Clearly, the Mulayam-Amar spat is going to help the Congress in UP, because Amar Singh can be expected not to take things lying down but to make the going difficult for the SP, whether by embarrassing the party in the media or by fielding rebel candidates. Amar Singh will not just be another ordinary worker of the SP, even though he has cited health reasons for quitting the positions he held in the party.

This is not to say that he will join the Congress, although he has enjoyed a special relation with Prime Minister Manmohan Singh ever since he bailed out the government on the Indo-US nuclear deal in July 2008, with the 39 SP members of parliament standing behind the prime minister when the Left had withdrawn support to the United Progressive Alliance coalition government.

On the other hand, there is no underplaying the tensions in his relations with Congress president Sonia Gandhi after he had gone uninvited to 10 Janpath in 2004. Only last week, Amar Singh had publicly said that he had thrice requested Ahmed Patel, Sonia Gandhi’s political secretary, that he wanted to call on her but that there had been no response from the Congress.

There is also speculation about Amar Singh joining the Sharad Pawar-led Nationalist Congress Party (NCP). But there is bound to be stiff resistance from Civil Aviation Minister Praful Patel to any such move, who is not likely to allow someone to usurp the number two position in the NCP, which is what Amar Singh will try to do.

The possibility of Amar Singh’s joining the Trinamool Congress is not being ruled out either. It is being said that Mamata Bannerjee could do with his services, poised as she is to make a serious bid for state power in the 2011 election in West Bengal.

Then, with all else pending – and if other parties view him as too loose a cannon to court – he always has the option of floating his own party, which too seems to be under consideration.

There was a time when, as one of the directors of a Birla-owned company, Amar Singh used to be seen walking behind Shobhana Bhartia, chairperson and editorial director of the newspaper, Hindustan Times. Behind the scenes, however, he would keep in touch with politicos of all shades of opinion and ideology. In fact, he made a special point of creating a network of Thakur leaders in all the parties.
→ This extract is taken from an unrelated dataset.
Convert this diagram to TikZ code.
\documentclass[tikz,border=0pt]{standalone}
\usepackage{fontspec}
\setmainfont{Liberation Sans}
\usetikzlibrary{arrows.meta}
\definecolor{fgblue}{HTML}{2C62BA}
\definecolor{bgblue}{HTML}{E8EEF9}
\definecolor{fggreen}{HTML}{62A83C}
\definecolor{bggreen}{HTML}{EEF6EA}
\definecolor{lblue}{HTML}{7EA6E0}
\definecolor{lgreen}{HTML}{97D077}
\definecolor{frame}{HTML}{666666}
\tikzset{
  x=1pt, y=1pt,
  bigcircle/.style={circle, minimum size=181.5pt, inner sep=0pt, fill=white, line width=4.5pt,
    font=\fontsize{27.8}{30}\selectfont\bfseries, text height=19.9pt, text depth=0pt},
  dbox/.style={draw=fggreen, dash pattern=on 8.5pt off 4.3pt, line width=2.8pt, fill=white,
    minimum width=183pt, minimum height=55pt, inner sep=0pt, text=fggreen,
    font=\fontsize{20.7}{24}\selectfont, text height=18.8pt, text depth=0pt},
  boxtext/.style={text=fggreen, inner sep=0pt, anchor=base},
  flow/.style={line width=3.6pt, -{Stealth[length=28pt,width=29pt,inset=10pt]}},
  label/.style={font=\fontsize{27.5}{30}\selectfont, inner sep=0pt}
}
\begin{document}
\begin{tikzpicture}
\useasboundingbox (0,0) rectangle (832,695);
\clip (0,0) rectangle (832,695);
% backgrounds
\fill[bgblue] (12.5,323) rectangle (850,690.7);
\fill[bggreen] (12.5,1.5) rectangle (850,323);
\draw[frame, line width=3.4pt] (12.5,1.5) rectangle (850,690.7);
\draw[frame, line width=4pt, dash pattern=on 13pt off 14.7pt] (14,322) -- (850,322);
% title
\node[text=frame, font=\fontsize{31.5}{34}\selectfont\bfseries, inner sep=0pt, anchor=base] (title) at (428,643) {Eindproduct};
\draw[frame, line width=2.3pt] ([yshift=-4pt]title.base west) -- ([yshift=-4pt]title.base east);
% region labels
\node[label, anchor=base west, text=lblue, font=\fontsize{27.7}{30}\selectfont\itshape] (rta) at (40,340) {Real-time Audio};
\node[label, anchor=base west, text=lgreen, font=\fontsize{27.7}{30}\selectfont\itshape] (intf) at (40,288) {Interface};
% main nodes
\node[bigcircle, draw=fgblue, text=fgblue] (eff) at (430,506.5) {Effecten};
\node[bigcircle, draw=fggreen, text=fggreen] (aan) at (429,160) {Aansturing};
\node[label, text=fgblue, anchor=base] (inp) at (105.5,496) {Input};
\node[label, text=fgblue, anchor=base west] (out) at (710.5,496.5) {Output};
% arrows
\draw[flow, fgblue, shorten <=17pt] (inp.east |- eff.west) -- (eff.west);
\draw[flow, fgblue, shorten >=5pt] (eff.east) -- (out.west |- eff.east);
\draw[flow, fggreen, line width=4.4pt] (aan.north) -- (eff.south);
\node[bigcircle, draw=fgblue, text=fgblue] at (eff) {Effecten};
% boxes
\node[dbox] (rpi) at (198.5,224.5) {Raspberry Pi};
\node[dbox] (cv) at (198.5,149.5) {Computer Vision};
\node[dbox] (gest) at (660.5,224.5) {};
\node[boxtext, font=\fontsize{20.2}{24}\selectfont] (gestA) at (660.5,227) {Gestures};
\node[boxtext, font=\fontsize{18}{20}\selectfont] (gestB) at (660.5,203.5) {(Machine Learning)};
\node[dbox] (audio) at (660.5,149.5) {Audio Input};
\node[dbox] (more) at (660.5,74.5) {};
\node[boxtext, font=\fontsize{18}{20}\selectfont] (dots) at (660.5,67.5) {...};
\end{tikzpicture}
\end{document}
But very soon, he had left Hindustan Times behind and carved out a political niche for himself. He cut his political teeth in the Congress. It was his proximity to Veer Bahadur Singh, then chief minister of Uttar Pradesh, that first brought him close to Mulayam Singh Yadav. Whenever he wanted to get away from the crowds and decide on party tickets, Mulayam Singh would use Amar Singh’s home.

Amar Singh’s meteoric rise is the story of a man initially referred to as nothing more than a ‘political fixer’ — a term he disliked whenever newspaper headlines called him one — but who soon compelled the political setup to do business with him. Before long, he had become invincible in a party that was a contender for power in the country’s largest state.
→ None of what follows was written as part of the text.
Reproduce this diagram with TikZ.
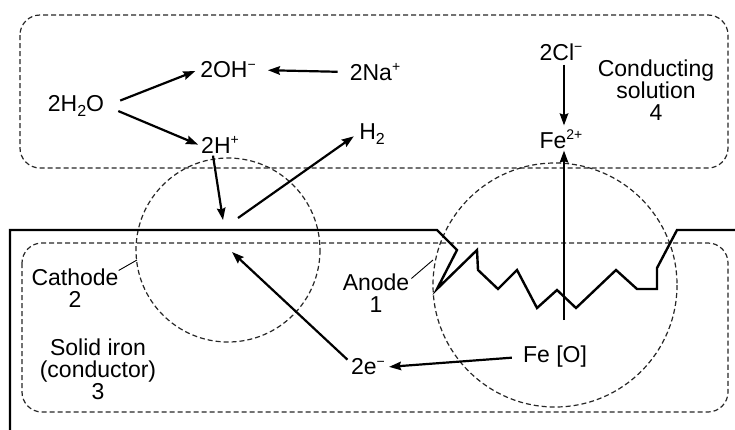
\documentclass[tikz,border=0pt]{standalone}
\usepackage{fontspec}
\setmainfont{Liberation Sans}
\usetikzlibrary{arrows.meta}
\newcommand{\supx}[1]{\raisebox{0.72ex}{\fontsize{14}{14}\selectfont #1}}
\newcommand{\subx}[1]{\raisebox{-0.4ex}{\fontsize{16}{16}\selectfont #1}}
\begin{document}
\begin{tikzpicture}[x=1pt,y=-1pt,
  lbl/.style={inner sep=2pt, font=\fontsize{23}{22}\selectfont, align=center},
  arr/.style={line width=2.2pt, -{Stealth[length=12pt,width=8.5pt,inset=1.5pt]}},
  dsh/.style={line width=1.2pt, dash pattern=on 5pt off 3pt, black!85},
  solid line/.style={line width=2.4pt, line join=miter}]
\useasboundingbox (0,0) rectangle (735,429);
% dashed regions
\draw[dsh, rounded corners=20pt] (20,15) rectangle (728,168);
\draw[dsh, rounded corners=20pt] (22,243) rectangle (728,412);
\draw[dsh] (228,250) circle[radius=92];
\draw[dsh] (555,285) circle[radius=122];
% iron surface with corroded pit
\draw[solid line] (10,432) -- (10,230) -- (437,230) -- (457,250) -- (437,289)
  -- (477,250) -- (478,270) -- (498,289) -- (517,270) -- (537,308) -- (557,290)
  -- (576,308) -- (616,270) -- (637,289) -- (657,289) -- (657,268) -- (677,230) -- (738,230);
% labels
\node[lbl] (h2o) at (76,106) {2H\subx{2}O};
\node[lbl] (oh) at (228,70) {2OH\supx{−}};
\node[lbl] (na) at (375,72) {2Na\supx{+}};
\node[lbl] (hp) at (220,145) {2H\supx{+}};
\node[lbl] (h2) at (372,134) {H\subx{2}};
\node[lbl] (cl) at (561,52) {2Cl\supx{−}};
\node[lbl] (fe2) at (561,139) {Fe\supx{2+}};
\node[lbl] (cond) at (656,90) {Conducting\\solution\\4};
\node[lbl] (cat) at (75,288) {Cathode\\2};
\node[lbl] (an) at (376,293) {Anode\\1};
\node[lbl] (iron) at (98,369) {Solid iron\\(conductor)\\3};
\node[lbl] (e) at (368,367) {2e\supx{−}};
\node[lbl] (feo) at (555,357) {Fe [O]};
% coordinates on the surface / circles
\coordinate (s1) at (223,220);
\coordinate (s2) at (238,218);
\coordinate (s3) at (232,252);
\coordinate (fb) at (564,320);
\coordinate (cc) at (137,260);
\coordinate (ac) at (433,260);
% arrows
\draw[arr, shorten <=15pt, shorten >=3pt] (h2o.east) -- (oh.west);
\draw[arr, shorten <=13pt, shorten >=1pt] (h2o.east) -- (hp.west);
\draw[arr, shorten <=10pt, shorten >=10pt] (na.west) -- (oh.east);
\draw[arr] ([xshift=-7pt]hp.south) -- (s1);
\draw[arr, shorten >=4pt] (s2) -- (h2.west);
\draw[arr, shorten <=2pt] ([yshift=6pt]e.west) -- (s3);
\draw[arr, shorten <=9pt, shorten >=2pt] (feo.west) -- (e.east);
\draw[arr, shorten <=2pt, shorten >=2pt] ([xshift=3pt]cl.south) -- ([xshift=3pt]fe2.north);
\draw[arr] (fb) -- (fb |- fe2.south);
% leader lines
\draw[line width=0.9pt] ([xshift=-2pt,yshift=-4pt]cat.north east) -- (cc);
\draw[line width=0.9pt] ([yshift=-7pt]an.north east) -- (ac);
\end{tikzpicture}
\end{document}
It used to be said that if Mulayam Singh made it as prime minister at the head of a Third Front government, Amar Singh might take over as chief minister of UP. Perhaps this political prognosis was his undoing; given the money he had or had access to, and the contact network he had established in virtually every party and in Bollywood, it pressed panic buttons in the SP.

Amar Singh may be viewed by many as a political upstart, but it will be difficult to wish him away, within or outside any party.